Sands may the first one to get a shovel in the ground but, as we’ve seen in Singapore, even with a big running start, Adelson can be counted on to bring up the rear. He’s also still making noises about non-core asset sales (i.e., malls and condos). None have materialized in a dog’s age — nor show any likelihood of doing so, although Leven recently hung a “For Sale” sign on troubled Sands Bethlehem, albeit with the caveat that it wouldn’t happen for “a few years.” Maybe it’s time to put the “imminent asset sales” meme to bed for awhile.

Despite the crawling progress of Sands Bethlehem and Adelson’s recce of the Massachusetts casino market, the mogul envisioned a role for his U.S. casinos so marginal that they eventually count for no more than 10% of overall LVS revenues by 2020, down from 27%. This is predicated more on Singapore’s impact and further Asian expansion, not a suggestion of a drawdown in American operations. The CEO predicts Las Vegas will be back to “pre-crisis levels” (read: 2007) the year after next. The question of whether 2007-like amounts of business can sustain a capacity-bloated (post-CityCenter, post-Cosmopolitan) Vegas of 2012 is simply begged.

Reversing an old company saw that Macao‘s appeal stretched as far as the Antipodes, Leven now concedes that 90% of its business derives from the Chinese-speaking world. He also allows, in essence, that Sands has failed so far to turn Macao into a convention destination. But Leven maintains that it’s a market segment that’s ramping up something fierce in China and that a MICE-centric strategy will prevail in the long term over his competitors’ casino-driven models.

While that obviously remains to be seen, Sands can take comfort in The Economist‘s observation that Stanley Ho‘s attempt to reinvent his casinos in the Vegas image at fugly Grand Lisboa (left, during its construction) looks like a flop. Even with the dramatic escalation in casino revenues this year, you have to wonder if the market can absorb at least eight more hotel-casinos in the Cotai Strip™ alone. All Macao casino operators except Sands are charting more circumspect courses.

Perhaps one can’t blame Sands for taking the damn-the-torpedoes route, not only because of the prospect of having land repossessed by the Macanese government (and perhaps — horror of horrors! — handed over to Stanley Ho) but because of the mixed signals coming from Macao strongman Fernando Chui. While his “election” was meant as a rebuke to predecessor Edmund Ho, seen as too friendly to those capitalist running dogs, his posture vis-a-vis the casino industry is beset by internal contradictions. And a mooted limit on table games could be averted by a “cap-and-trade” regime whereby an Adelson removes tables from, say, Sands Macao and re-installs them someplace else. If Chui looks like a paper tiger, why not put him to the test? It might even validate those Wall Street analysts who deride his tough talk as “political posturing.”
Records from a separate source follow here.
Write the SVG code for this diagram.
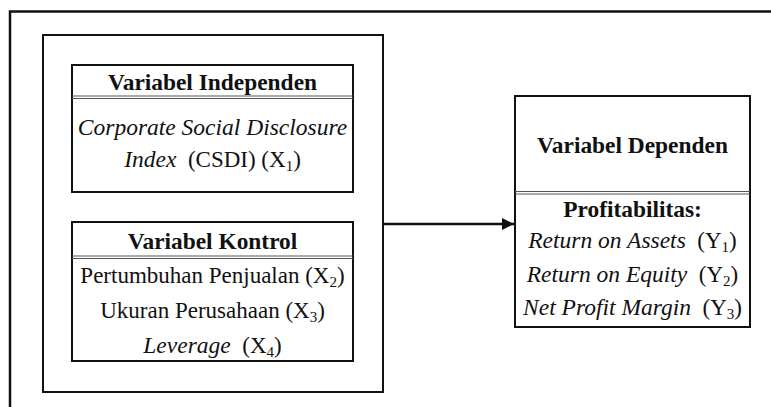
<svg xmlns="http://www.w3.org/2000/svg" width="771" height="407" viewBox="0 0 771 407" font-family="'Liberation Serif', 'DejaVu Serif', serif">
<defs>
<style>
.box{fill:#fff;stroke:#111;stroke-width:2}
.sep{stroke:#555;stroke-width:1}
text{font-family:'Liberation Serif','DejaVu Serif',serif;font-size:23px;fill:#111;text-anchor:middle}
.b{font-weight:bold;font-size:23.4px}
.i{font-style:italic;font-size:23.5px}
.sub{font-size:15px}
</style>
<marker id="ah" viewBox="0 0 10 10" refX="10" refY="5" markerWidth="5" markerHeight="5" orient="auto" markerUnits="strokeWidth">
<path d="M0,0 L10,5 L0,10 z" fill="#111"/>
</marker>
</defs>
<rect width="771" height="407" fill="#fff"/>
<g id="frame">
<path d="M10,407 V11.5 H771" fill="none" stroke="#111" stroke-width="2.5"/>
</g>
<g id="container">
<rect class="box" x="43" y="35" width="340" height="357"/>
</g>
<g id="independen">
<rect class="box" x="72" y="65" width="281" height="127"/>
<line class="sep" x1="72" y1="96" x2="353" y2="96"/>
<line class="sep" x1="72" y1="98.5" x2="353" y2="98.5"/>
<text class="b" x="212.5" y="90">Variabel Independen</text>
<text class="i" x="212.5" y="135">Corporate Social Disclosure</text>
<text x="212.5" y="167" xml:space="preserve"><tspan class="i">Index</tspan>  (CSDI) (X<tspan class="sub" dy="4">1</tspan><tspan dy="-4">)</tspan></text>
</g>
<g id="kontrol">
<rect class="box" x="72" y="222" width="281" height="139"/>
<line class="sep" x1="72" y1="256" x2="353" y2="256"/>
<line class="sep" x1="72" y1="258.5" x2="353" y2="258.5"/>
<text class="b" x="212.5" y="249">Variabel Kontrol</text>
<text x="212.5" y="283">Pertumbuhan Penjualan (X<tspan class="sub" dy="4">2</tspan><tspan dy="-4">)</tspan></text>
<text x="212.5" y="318">Ukuran Perusahaan (X<tspan class="sub" dy="4">3</tspan><tspan dy="-4">)</tspan></text>
<text x="212.5" y="353" xml:space="preserve"><tspan class="i">Leverage</tspan>  (X<tspan class="sub" dy="4">4</tspan><tspan dy="-4">)</tspan></text>
</g>
<g id="dependen">
<rect class="box" x="515" y="96" width="235" height="231"/>
<line class="sep" x1="515" y1="191.5" x2="750" y2="191.5"/>
<line class="sep" x1="515" y1="194" x2="750" y2="194"/>
<text class="b" x="632.5" y="153">Variabel Dependen</text>
<text class="b" x="632.5" y="217">Profitabilitas:</text>
<text x="632.5" y="248" xml:space="preserve"><tspan class="i">Return on Assets</tspan>  (Y<tspan class="sub" dy="4">1</tspan><tspan dy="-4">)</tspan></text>
<text x="632.5" y="282" xml:space="preserve"><tspan class="i">Return on Equity</tspan>  (Y<tspan class="sub" dy="4">2</tspan><tspan dy="-4">)</tspan></text>
<text x="632.5" y="315" xml:space="preserve"><tspan class="i">Net Profit Margin</tspan>  (Y<tspan class="sub" dy="4">3</tspan><tspan dy="-4">)</tspan></text>
</g>
<g id="connectors">
<line x1="384" y1="224" x2="514" y2="224" stroke="#111" stroke-width="2.5" marker-end="url(#ah)"/>
</g>
</svg>
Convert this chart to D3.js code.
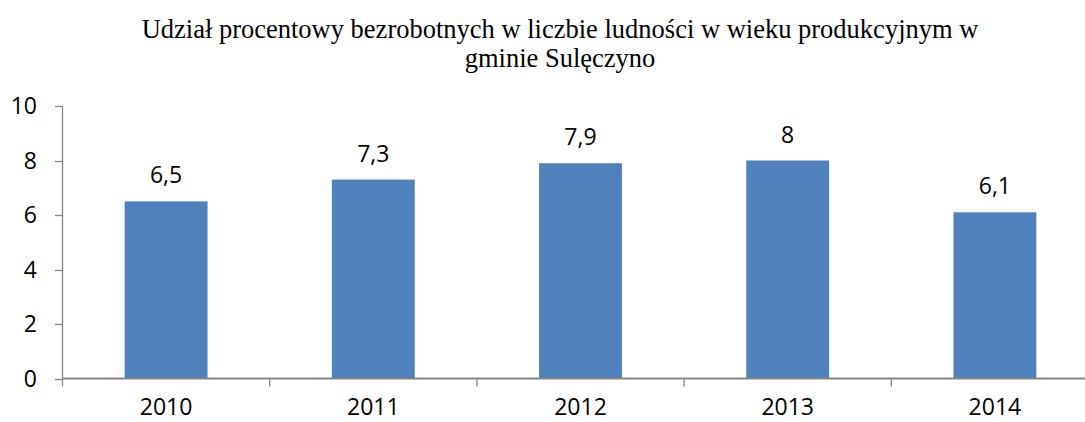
<!DOCTYPE html>
<html><head><meta charset="utf-8">
<script src="https://cdn.jsdelivr.net/npm/d3@7"></script>
<style>body{margin:0;background:#fff}svg{display:block}</style>
</head><body>
<svg id="c" width="1085" height="422"></svg>
<script>
const categories = ["2010","2011","2012","2013","2014"];
const values = [6.5, 7.3, 7.9, 8, 6.1];
const yTicks = [0,2,4,6,8,10];
const titleLines = ["Udział procentowy bezrobotnych w liczbie ludności w wieku produkcyjnym w","gminie Sulęczyno"];

const svg = d3.select("#c");
const x0 = 62.5, x1 = 1098.5, yTop = 106, yBot = 378.5;
const x = d3.scaleBand().domain(categories).range([x0, x1]).paddingInner(0.6).paddingOuter(0.3);
const y = d3.scaleLinear().domain([0,10]).range([yBot, yTop]);
const axisColor = "#868686";
const font = "'Open Sans', sans-serif";
const fs = 23;

svg.selectAll("text.title").data(titleLines).enter().append("text")
  .attr("x", 560).attr("y", (d,i)=>38+i*29)
  .attr("text-anchor","middle").attr("font-family","'Liberation Serif', serif")
  .attr("font-size",26.5).attr("fill","#000").text(d=>d);

// bars
svg.selectAll("rect.bar").data(values).enter().append("rect")
  .attr("x",(d,i)=>x(categories[i])).attr("width",x.bandwidth())
  .attr("y",d=>y(d)).attr("height",d=>y(0)-y(d)).attr("fill","#4F81BD");

// data labels
svg.selectAll("text.lbl").data(values).enter().append("text")
  .attr("x",(d,i)=>x(categories[i])+x.bandwidth()/2).attr("y",d=>y(d)-18)
  .attr("text-anchor","middle").attr("font-family",font).attr("font-size",fs).attr("fill","#000")
  .text(d=>String(d).replace(".",","));

// y axis
svg.append("line").attr("x1",x0).attr("x2",x0).attr("y1",y(10)).attr("y2",y(0)).attr("stroke",axisColor).attr("stroke-width",1.3);
svg.selectAll("line.yt").data(yTicks).enter().append("line")
  .attr("x1",55).attr("x2",x0).attr("y1",d=>Math.round(y(d))+0.5).attr("y2",d=>Math.round(y(d))+0.5)
  .attr("stroke",axisColor).attr("stroke-width",1.3);
svg.selectAll("text.yl").data(yTicks).enter().append("text")
  .attr("x",37).attr("y",d=>y(d)+8).attr("text-anchor","end")
  .attr("font-family",font).attr("font-size",fs).attr("fill","#000").text(d=>d);

// x axis
svg.append("line").attr("x1",x0).attr("x2",x1).attr("y1",yBot).attr("y2",yBot).attr("stroke",axisColor).attr("stroke-width",2);
const step = x.step();
svg.selectAll("line.xt").data(d3.range(categories.length+1)).enter().append("line")
  .attr("x1",d=>x0+d*step).attr("x2",d=>x0+d*step).attr("y1",yBot).attr("y2",yBot+8)
  .attr("stroke",axisColor).attr("stroke-width",1.3);
svg.selectAll("text.xl").data(categories).enter().append("text")
  .attr("x",d=>x(d)+x.bandwidth()/2).attr("y",415).attr("text-anchor","middle")
  .attr("font-family",font).attr("font-size",fs).attr("fill","#000").text(d=>d);
</script>
</body></html>
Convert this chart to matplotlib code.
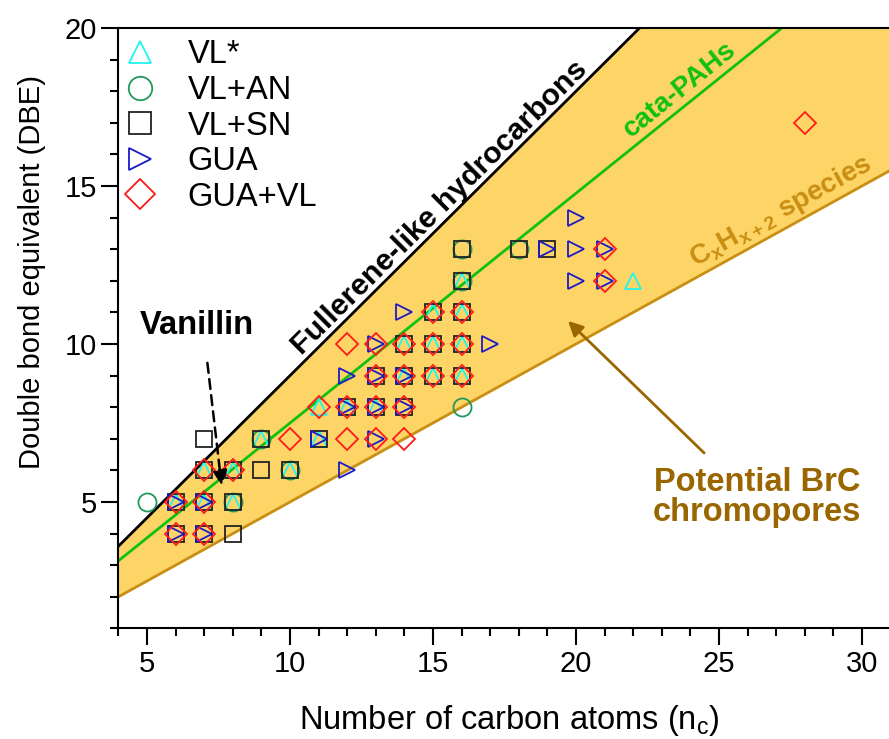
import numpy as np
import matplotlib
matplotlib.use('Agg')
import matplotlib.pyplot as plt

plt.rcParams['font.family'] = ['Liberation Sans', 'DejaVu Sans']
plt.rcParams['mathtext.fontset'] = 'custom'
plt.rcParams['mathtext.rm'] = 'Liberation Sans'
plt.rcParams['mathtext.bf'] = 'Liberation Sans:bold'

# data: (number of carbon atoms, DBE) for each reaction system
vl_c = [6, 7, 7, 8, 8, 9, 10, 11, 11, 12, 13, 14, 14, 15, 15, 15, 16, 16, 16, 16, 22]
vl_dbe = [5, 5, 6, 6, 5, 7, 6, 7, 8, 8, 8, 9, 10, 9, 10, 11, 9, 10, 11, 12, 12]

an_c = [5, 8, 9, 10, 16, 16, 16, 18]
an_dbe = [5, 5, 7, 6, 8, 12, 13, 13]

sn_c = [6, 7, 8, 6, 7, 8, 7, 8, 9, 10, 7, 9, 11, 12, 13, 14, 13, 14, 15, 16,
        14, 15, 16, 15, 16, 16, 16, 18, 19]
sn_dbe = [4, 4, 4, 5, 5, 5, 6, 6, 6, 6, 7, 7, 7, 8, 8, 8, 9, 9, 9, 9,
          10, 10, 10, 11, 11, 12, 13, 13, 13]

gua_c = [6, 7, 6, 7, 11, 13, 12, 12, 13, 14, 12, 13, 14, 13, 17, 14, 19, 20, 20, 20, 21, 21]
gua_dbe = [4, 4, 5, 5, 7, 7, 6, 8, 8, 8, 9, 9, 9, 10, 10, 11, 13, 12, 13, 14, 12, 13]

guavl_c = [6, 7, 6, 7, 7, 8, 10, 12, 13, 14, 11, 12, 13, 14, 13, 14, 15, 16,
           12, 13, 14, 15, 16, 15, 16, 21, 21, 28]
guavl_dbe = [4, 4, 5, 5, 6, 6, 7, 7, 7, 7, 8, 8, 8, 8, 9, 9, 9, 9,
             10, 10, 10, 10, 10, 11, 11, 12, 13, 17]

# reference lines DBE = slope * C + intercept
fullerene = (0.9, 0.0)
cata_pah = (0.727, 0.23)
polyene = (0.5, 0.0)

fig = plt.figure(figsize=(8.89, 7.39), dpi=100)
ax = fig.add_axes([118.4 / 889, 110.6 / 739, 800.8 / 889, 600.4 / 739])

xx = np.linspace(4, 32, 200)
ax.fill_between(xx, polyene[0] * xx + polyene[1], fullerene[0] * xx + fullerene[1],
                color='#FDD567', lw=0, zorder=0)
ax.plot(xx, fullerene[0] * xx + fullerene[1], color='black', lw=2, zorder=1)
ax.plot(xx, cata_pah[0] * xx + cata_pah[1], color='#11C011', lw=2, zorder=1)
ax.plot(xx, polyene[0] * xx + polyene[1], color='#C98E12', lw=2, zorder=1)

mew = 1.3
ax.plot(vl_c, vl_dbe, ls='none', marker='^', ms=12, mfc='none', mec='#1FF5F0', mew=mew, label='VL*')
ax.plot(an_c, an_dbe, ls='none', marker='o', ms=13, mfc='none', mec='#1E9A5A', mew=mew, label='VL+AN')
ax.plot(sn_c, sn_dbe, ls='none', marker='s', ms=12, mfc='none', mec='#222222', mew=mew, label='VL+SN')
ax.plot(gua_c, gua_dbe, ls='none', marker='>', ms=12, mfc='none', mec='#1A1AC8', mew=mew, label='GUA')
ax.plot(guavl_c, guavl_dbe, ls='none', marker='D', ms=11.5, mfc='none', mec='#FF1A1A', mew=mew, label='GUA+VL')

# annotations
ax.text(15.22, 14.3, 'Fullerene-like hydrocarbons', rotation=44.8, fontsize=21.8,
        fontweight='bold', ha='center', va='center', rotation_mode='anchor')
ax.text(23.64, 18.04, 'cata-PAHs', rotation=38.8, fontsize=20, color='#11C011',
        fontweight='bold', ha='center', va='center', rotation_mode='anchor')
ax.text(27.17, 14.18, r'$\mathbf{C_{x}H_{x+2}}$ species', rotation=28.9, fontsize=20,
        color='#C98E12', fontweight='bold', ha='center', va='center', rotation_mode='anchor')
ax.text(6.75, 10.6, 'Vanillin', fontsize=23.5, fontweight='bold', ha='center', va='center')
ax.annotate('', xy=(7.62, 5.44), xytext=(7.1, 9.49),
            arrowprops=dict(arrowstyle='-|>', color='black', lw=1.8, ls=(0, (4, 2.5)),
                            mutation_scale=22))
ax.text(26.33, 5.15, 'Potential BrC\nchromopores', fontsize=23.5, fontweight='bold',
        color='#9A6600', ha='center', va='center', linespacing=0.95)
ax.annotate('', xy=(19.65, 10.79), xytext=(24.55, 6.49),
            arrowprops=dict(arrowstyle='-|>', color='#9A6600', lw=2, mutation_scale=22))

ax.set_xlim(4, 32)
ax.set_ylim(1, 20)
ax.set_xticks([5, 10, 15, 20, 25, 30])
ax.set_xticks(np.arange(4, 33, 1), minor=True)
ax.set_yticks([5, 10, 15, 20])
ax.set_yticks(np.arange(1, 21, 1), minor=True)
ax.tick_params(which='major', length=12, width=1.5, direction='out', labelsize=21)
ax.tick_params(which='minor', length=6, width=1.5, direction='out')
for s in ax.spines.values():
    s.set_linewidth(1.5)
ax.set_xlabel(r'Number of carbon atoms (n$_\mathregular{c}$)', fontsize=23.5)
ax.set_ylabel('Double bond equivalent (DBE)', fontsize=21)
ax.xaxis.set_label_coords((509 - 118.4) / 800.8, -0.124)
ax.yaxis.set_label_coords(-0.090, 0.594)

ax.legend(loc='upper left', bbox_to_anchor=(0.007, 0.981), frameon=False, fontsize=23.5,
          markerscale=1.3, handlelength=1.0, handletextpad=0.95, labelspacing=0.14,
          borderaxespad=0, borderpad=0)

fig.savefig('out.png', dpi=100)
Never one to rest on his laurels, Adelson’s wish list for new casino territories includes not just Nippon but India, South Korea, Italy, Spain and Greece (and that’s probably just for starters). Nor let us forget his desire for casinos in Texas and Florida. When Adelson sets his mind to something, it tends to happen, but given Sands’ tendency to overspend, overbuild and finish projects at a snail’s pace, he might have to live at least another 70 years to bring all those hopes into fruition.